**Data provided:**
__________

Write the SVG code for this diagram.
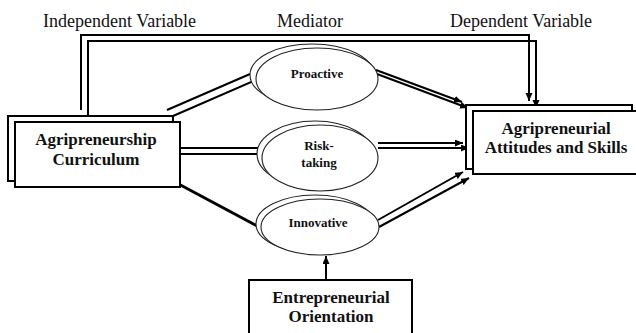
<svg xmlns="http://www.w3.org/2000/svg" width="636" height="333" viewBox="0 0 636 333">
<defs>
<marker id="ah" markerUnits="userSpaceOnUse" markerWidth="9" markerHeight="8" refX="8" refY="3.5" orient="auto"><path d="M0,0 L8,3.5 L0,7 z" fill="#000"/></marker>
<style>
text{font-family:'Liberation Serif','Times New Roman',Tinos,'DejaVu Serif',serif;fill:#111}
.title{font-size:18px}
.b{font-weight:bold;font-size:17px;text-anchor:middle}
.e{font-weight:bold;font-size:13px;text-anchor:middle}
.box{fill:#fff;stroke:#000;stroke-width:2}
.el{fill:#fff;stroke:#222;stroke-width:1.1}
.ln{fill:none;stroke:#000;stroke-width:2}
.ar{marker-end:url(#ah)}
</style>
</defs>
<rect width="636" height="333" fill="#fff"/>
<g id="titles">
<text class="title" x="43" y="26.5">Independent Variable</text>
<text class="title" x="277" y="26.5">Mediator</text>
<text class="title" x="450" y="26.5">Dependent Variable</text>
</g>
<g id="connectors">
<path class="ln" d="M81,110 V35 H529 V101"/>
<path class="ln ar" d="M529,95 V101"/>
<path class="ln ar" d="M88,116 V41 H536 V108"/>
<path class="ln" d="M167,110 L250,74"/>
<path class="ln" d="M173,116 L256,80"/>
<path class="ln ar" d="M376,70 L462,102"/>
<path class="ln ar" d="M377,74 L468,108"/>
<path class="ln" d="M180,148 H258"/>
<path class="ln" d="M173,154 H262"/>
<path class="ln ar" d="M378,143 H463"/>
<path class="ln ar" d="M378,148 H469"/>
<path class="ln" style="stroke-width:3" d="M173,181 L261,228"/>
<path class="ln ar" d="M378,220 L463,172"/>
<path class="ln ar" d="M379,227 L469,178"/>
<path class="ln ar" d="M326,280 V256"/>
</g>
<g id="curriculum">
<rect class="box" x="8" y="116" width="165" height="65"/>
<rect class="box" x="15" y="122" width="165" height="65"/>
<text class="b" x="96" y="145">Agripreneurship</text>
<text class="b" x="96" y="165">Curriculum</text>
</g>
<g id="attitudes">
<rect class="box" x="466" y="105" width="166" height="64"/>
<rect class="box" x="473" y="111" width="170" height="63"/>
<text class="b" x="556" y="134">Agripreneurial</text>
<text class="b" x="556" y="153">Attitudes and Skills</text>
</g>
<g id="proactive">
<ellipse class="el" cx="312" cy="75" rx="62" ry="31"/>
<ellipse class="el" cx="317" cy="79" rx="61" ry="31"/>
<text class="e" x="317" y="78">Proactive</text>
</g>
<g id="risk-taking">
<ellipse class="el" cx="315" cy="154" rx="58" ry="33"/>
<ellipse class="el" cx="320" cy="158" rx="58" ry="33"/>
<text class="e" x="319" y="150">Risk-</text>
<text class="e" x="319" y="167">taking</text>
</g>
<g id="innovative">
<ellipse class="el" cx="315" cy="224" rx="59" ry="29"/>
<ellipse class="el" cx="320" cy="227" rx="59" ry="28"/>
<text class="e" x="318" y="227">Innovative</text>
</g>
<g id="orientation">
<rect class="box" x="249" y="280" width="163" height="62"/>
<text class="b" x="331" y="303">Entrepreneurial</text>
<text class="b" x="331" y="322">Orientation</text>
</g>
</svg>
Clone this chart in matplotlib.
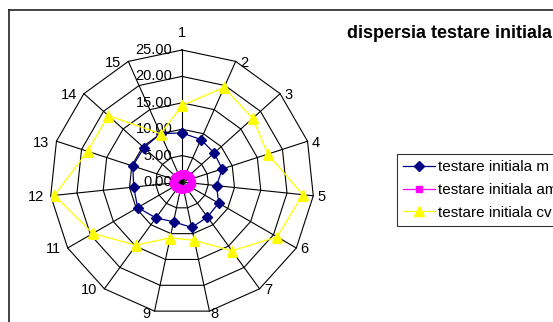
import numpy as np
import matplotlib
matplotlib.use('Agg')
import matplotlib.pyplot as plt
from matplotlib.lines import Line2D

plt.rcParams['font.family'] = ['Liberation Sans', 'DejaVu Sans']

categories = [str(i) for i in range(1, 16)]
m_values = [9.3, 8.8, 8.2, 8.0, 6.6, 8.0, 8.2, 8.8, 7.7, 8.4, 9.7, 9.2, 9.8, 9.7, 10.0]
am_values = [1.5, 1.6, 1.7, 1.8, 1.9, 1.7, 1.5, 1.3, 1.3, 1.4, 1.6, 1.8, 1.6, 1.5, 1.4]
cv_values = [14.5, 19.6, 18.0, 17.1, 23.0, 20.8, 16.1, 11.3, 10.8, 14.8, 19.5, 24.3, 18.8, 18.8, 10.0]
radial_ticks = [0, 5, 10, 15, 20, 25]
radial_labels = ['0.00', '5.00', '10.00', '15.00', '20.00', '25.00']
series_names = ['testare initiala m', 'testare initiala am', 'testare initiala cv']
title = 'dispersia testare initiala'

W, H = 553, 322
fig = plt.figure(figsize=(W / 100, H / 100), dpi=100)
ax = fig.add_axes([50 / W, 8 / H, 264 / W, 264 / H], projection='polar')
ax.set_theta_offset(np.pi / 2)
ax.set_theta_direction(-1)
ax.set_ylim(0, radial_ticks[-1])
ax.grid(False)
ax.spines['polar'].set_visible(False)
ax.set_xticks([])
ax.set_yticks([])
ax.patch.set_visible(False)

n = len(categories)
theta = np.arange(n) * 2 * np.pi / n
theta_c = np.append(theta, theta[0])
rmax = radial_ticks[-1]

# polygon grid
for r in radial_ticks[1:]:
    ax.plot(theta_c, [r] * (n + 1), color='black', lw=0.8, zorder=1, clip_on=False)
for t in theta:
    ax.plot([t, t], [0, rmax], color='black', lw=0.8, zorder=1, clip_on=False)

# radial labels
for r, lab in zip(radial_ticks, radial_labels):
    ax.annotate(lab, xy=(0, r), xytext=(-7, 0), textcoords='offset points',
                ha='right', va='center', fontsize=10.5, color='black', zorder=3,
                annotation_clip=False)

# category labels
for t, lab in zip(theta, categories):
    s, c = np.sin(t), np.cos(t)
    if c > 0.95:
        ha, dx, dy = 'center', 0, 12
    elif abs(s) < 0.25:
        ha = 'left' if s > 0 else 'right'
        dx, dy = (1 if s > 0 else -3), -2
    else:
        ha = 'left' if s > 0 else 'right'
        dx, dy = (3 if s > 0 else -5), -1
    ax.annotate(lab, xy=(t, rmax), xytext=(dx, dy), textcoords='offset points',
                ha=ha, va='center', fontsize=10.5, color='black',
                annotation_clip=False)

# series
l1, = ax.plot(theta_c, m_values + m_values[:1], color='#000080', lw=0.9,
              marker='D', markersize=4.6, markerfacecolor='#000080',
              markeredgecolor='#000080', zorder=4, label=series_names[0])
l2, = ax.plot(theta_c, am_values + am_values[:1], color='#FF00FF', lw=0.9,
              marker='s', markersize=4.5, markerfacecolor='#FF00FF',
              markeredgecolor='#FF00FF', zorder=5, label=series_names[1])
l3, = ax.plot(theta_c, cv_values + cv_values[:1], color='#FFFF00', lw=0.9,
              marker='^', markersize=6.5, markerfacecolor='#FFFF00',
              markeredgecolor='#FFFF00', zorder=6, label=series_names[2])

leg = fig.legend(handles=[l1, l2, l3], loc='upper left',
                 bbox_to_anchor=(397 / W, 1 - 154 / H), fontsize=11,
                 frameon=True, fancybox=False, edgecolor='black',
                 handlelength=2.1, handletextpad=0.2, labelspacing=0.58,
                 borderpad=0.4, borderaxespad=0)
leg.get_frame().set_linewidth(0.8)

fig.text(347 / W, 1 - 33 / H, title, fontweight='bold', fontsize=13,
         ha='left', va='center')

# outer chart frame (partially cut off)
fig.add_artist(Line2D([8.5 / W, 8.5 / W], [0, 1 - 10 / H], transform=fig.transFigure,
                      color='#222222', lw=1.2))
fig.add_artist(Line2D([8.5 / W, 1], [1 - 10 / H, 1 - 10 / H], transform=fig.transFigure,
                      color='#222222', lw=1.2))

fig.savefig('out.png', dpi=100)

__________

**To be done:**
Copy every line that includes the string "matplotlib" from the material above.

**The answer:**
Clone this chart in matplotlib.
import matplotlib
matplotlib.use('Agg')
import matplotlib.pyplot as plt
from matplotlib.lines import Line2D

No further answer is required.